Immediate steps to tackle river erosion needed
As floodwater starts receding, erosion by almost all the major rivers, including the Padma, Jamuna and Meghna, has assumed alarming proportions, especially in Faridpur, Chapainawabganj, Khulna, Sirajganj, Munshiganj, Manikganj, Barisal and Bogra, rendering thousands of people homeless. According to a New Age report on Sunday, around 1,500 houses at Alatuli union in Chapainawabganj disappeared in the Padma in the past two weeks and Hajiganj Bazar of Char Bhadrashan upazila in Faridpur while a two-kilometre area of the highway in the district headquarters is under threat of erosion by the river, and the Jamuna devoured about 2,000 acres of cropland in different upazilas in Manikganj. Also, the Jamuna has engulfed the Chouhali upazila parishad office and its auditorium in Sirajganj since Friday and washed away a bridge at Sonatala upazila in Bogra. Moreover, the rivers Rupsha and Bhairab have already destroyed about 1,600 bighas of farmland at Rupsha upazila in Khulna, while the Kirtankhola and the Sugandha continue to devour Char Baria and Char Kaowa in Barisal apart from threatening the Dhaka-Barisal Highway.
Regrettably, the authorities concerned are reportedly yet to come up with adequate measures to rehabilitate the victims, let alone prevent further erosion. With river erosion in the abovementioned areas being a regular phenomenon round the year, particularly during monsoon, one has reasons to believe the government functionaries responsible for dealing with the issues regarding disaster management or river erosion might have taken the incidents in question for granted. One has also reasons to believe that the lack of immediate rehabilitation activities mentioned earlier may be attributable to the general apathy of the incumbent Awami League-led government, like its predecessors, towards the people belonging to the poor and marginalised groups in particular.

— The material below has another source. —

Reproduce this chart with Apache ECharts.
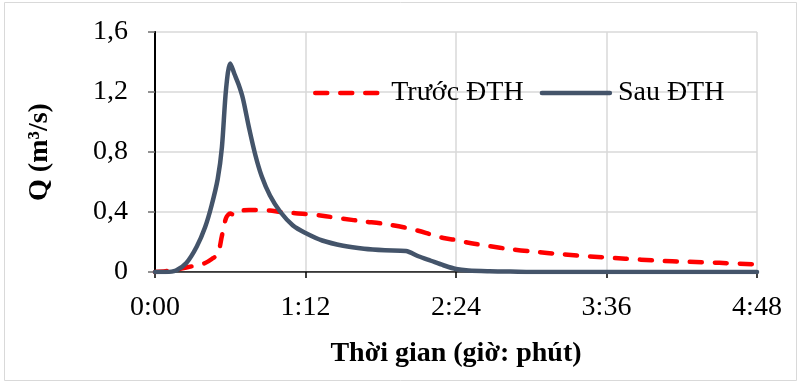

In a country like Bangladesh known as a living delta created by silt carried by the rivers, including the ones mentioned earlier, crisscrossing the country, river erosion is anything but preventable. It is, however, also true that there are technologies proper application of which, complemented by appropriate river management, can mitigate the problem to a significant extent. The government needs to realise that river erosion destroys thousands of hectares of farmland across the country every year posing threat to, among other things, our national food security. At the same time, it leaves thousands of people ruined every year forcing them to migrate to different cities, especially the already-overpopulated capital Dhaka, giving rise to various social problems. Overall, the country can no longer afford something like glossing over the river erosion problem.